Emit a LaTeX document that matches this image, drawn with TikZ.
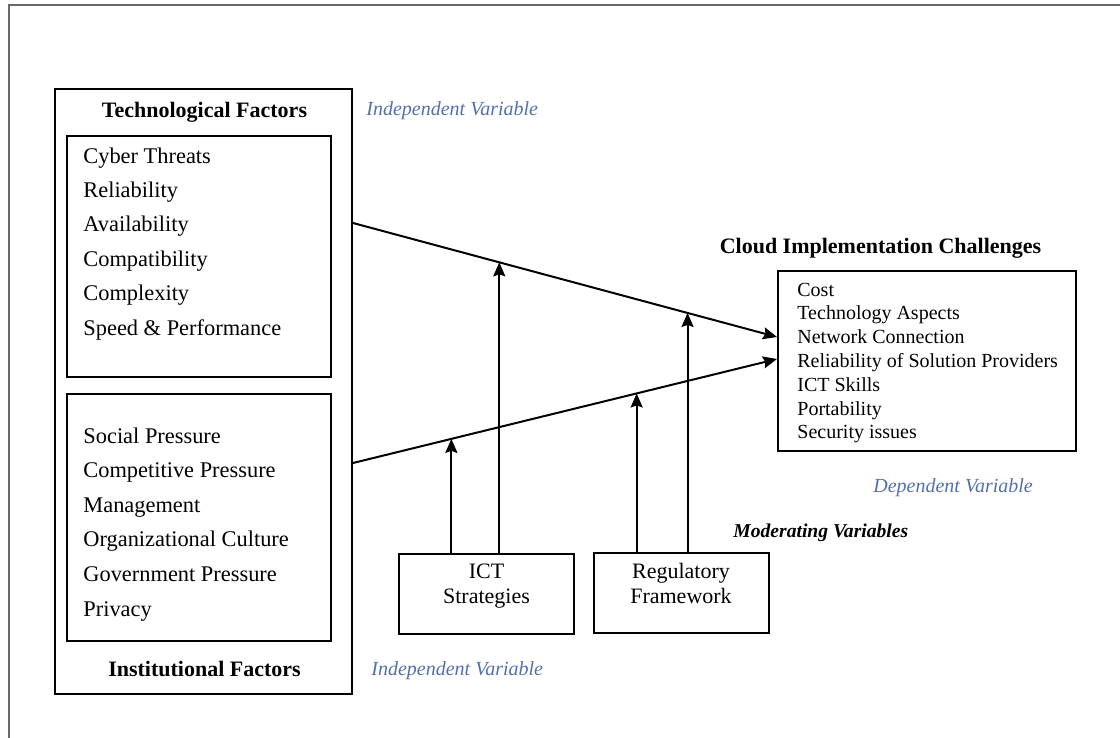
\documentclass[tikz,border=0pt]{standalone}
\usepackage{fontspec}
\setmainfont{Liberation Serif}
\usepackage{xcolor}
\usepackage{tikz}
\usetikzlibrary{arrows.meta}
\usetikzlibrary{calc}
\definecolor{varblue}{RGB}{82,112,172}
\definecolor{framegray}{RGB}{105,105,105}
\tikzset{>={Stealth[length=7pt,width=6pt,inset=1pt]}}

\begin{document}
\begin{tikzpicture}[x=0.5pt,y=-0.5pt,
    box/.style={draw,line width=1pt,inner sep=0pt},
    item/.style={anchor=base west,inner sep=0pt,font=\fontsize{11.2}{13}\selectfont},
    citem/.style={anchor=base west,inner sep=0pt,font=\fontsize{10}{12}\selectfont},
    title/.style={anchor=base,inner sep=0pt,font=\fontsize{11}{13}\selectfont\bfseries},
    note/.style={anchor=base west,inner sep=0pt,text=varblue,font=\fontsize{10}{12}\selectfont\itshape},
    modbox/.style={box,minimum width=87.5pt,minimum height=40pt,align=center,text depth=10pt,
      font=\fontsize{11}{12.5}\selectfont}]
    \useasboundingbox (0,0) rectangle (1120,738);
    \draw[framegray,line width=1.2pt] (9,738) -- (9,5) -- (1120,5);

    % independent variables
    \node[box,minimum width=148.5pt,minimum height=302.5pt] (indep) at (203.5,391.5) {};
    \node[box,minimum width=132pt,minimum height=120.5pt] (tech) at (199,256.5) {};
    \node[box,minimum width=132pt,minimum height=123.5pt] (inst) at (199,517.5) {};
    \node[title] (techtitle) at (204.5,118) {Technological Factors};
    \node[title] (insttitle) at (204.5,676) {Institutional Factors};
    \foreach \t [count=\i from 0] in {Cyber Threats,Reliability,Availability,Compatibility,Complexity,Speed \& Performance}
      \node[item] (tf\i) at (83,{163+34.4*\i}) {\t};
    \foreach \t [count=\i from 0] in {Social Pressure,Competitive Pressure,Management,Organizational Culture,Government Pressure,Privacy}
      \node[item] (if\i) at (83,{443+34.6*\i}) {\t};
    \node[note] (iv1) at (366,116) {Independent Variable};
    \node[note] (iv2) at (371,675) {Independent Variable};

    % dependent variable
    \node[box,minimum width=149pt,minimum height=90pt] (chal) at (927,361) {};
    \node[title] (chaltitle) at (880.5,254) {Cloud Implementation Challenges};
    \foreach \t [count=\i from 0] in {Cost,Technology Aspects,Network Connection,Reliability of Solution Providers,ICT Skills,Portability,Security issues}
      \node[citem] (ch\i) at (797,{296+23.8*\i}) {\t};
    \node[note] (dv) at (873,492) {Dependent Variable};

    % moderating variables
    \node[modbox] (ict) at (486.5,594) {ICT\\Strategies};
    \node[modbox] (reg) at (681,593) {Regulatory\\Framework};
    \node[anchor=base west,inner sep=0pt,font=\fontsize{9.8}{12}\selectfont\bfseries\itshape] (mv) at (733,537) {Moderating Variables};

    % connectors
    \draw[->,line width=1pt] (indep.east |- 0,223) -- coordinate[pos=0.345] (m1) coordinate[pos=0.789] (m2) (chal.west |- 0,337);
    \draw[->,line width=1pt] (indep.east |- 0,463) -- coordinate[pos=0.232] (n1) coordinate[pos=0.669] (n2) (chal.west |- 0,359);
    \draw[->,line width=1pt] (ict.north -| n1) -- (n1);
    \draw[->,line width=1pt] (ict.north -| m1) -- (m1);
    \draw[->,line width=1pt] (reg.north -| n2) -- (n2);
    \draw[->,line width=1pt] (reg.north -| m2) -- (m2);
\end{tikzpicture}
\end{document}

### EXERCISE GOAL
Exactly as they appear, print the lines of the listing above from its first line through the line that contains "(iv2) at (371,675)", minus the pictures.

### RESPONSE TO THE TASK
Emit a LaTeX document that matches this image, drawn with TikZ.
\documentclass[tikz,border=0pt]{standalone}
\usepackage{fontspec}
\setmainfont{Liberation Serif}
\usepackage{xcolor}
\usepackage{tikz}
\usetikzlibrary{arrows.meta}
\usetikzlibrary{calc}
\definecolor{varblue}{RGB}{82,112,172}
\definecolor{framegray}{RGB}{105,105,105}
\tikzset{>={Stealth[length=7pt,width=6pt,inset=1pt]}}

\begin{document}
\begin{tikzpicture}[x=0.5pt,y=-0.5pt,
    box/.style={draw,line width=1pt,inner sep=0pt},
    item/.style={anchor=base west,inner sep=0pt,font=\fontsize{11.2}{13}\selectfont},
    citem/.style={anchor=base west,inner sep=0pt,font=\fontsize{10}{12}\selectfont},
    title/.style={anchor=base,inner sep=0pt,font=\fontsize{11}{13}\selectfont\bfseries},
    note/.style={anchor=base west,inner sep=0pt,text=varblue,font=\fontsize{10}{12}\selectfont\itshape},
    modbox/.style={box,minimum width=87.5pt,minimum height=40pt,align=center,text depth=10pt,
      font=\fontsize{11}{12.5}\selectfont}]
    \useasboundingbox (0,0) rectangle (1120,738);
    \draw[framegray,line width=1.2pt] (9,738) -- (9,5) -- (1120,5);

    % independent variables
    \node[box,minimum width=148.5pt,minimum height=302.5pt] (indep) at (203.5,391.5) {};
    \node[box,minimum width=132pt,minimum height=120.5pt] (tech) at (199,256.5) {};
    \node[box,minimum width=132pt,minimum height=123.5pt] (inst) at (199,517.5) {};
    \node[title] (techtitle) at (204.5,118) {Technological Factors};
    \node[title] (insttitle) at (204.5,676) {Institutional Factors};
    \foreach \t [count=\i from 0] in {Cyber Threats,Reliability,Availability,Compatibility,Complexity,Speed \& Performance}
      \node[item] (tf\i) at (83,{163+34.4*\i}) {\t};
    \foreach \t [count=\i from 0] in {Social Pressure,Competitive Pressure,Management,Organizational Culture,Government Pressure,Privacy}
      \node[item] (if\i) at (83,{443+34.6*\i}) {\t};
    \node[note] (iv1) at (366,116) {Independent Variable};
    \node[note] (iv2) at (371,675) {Independent Variable};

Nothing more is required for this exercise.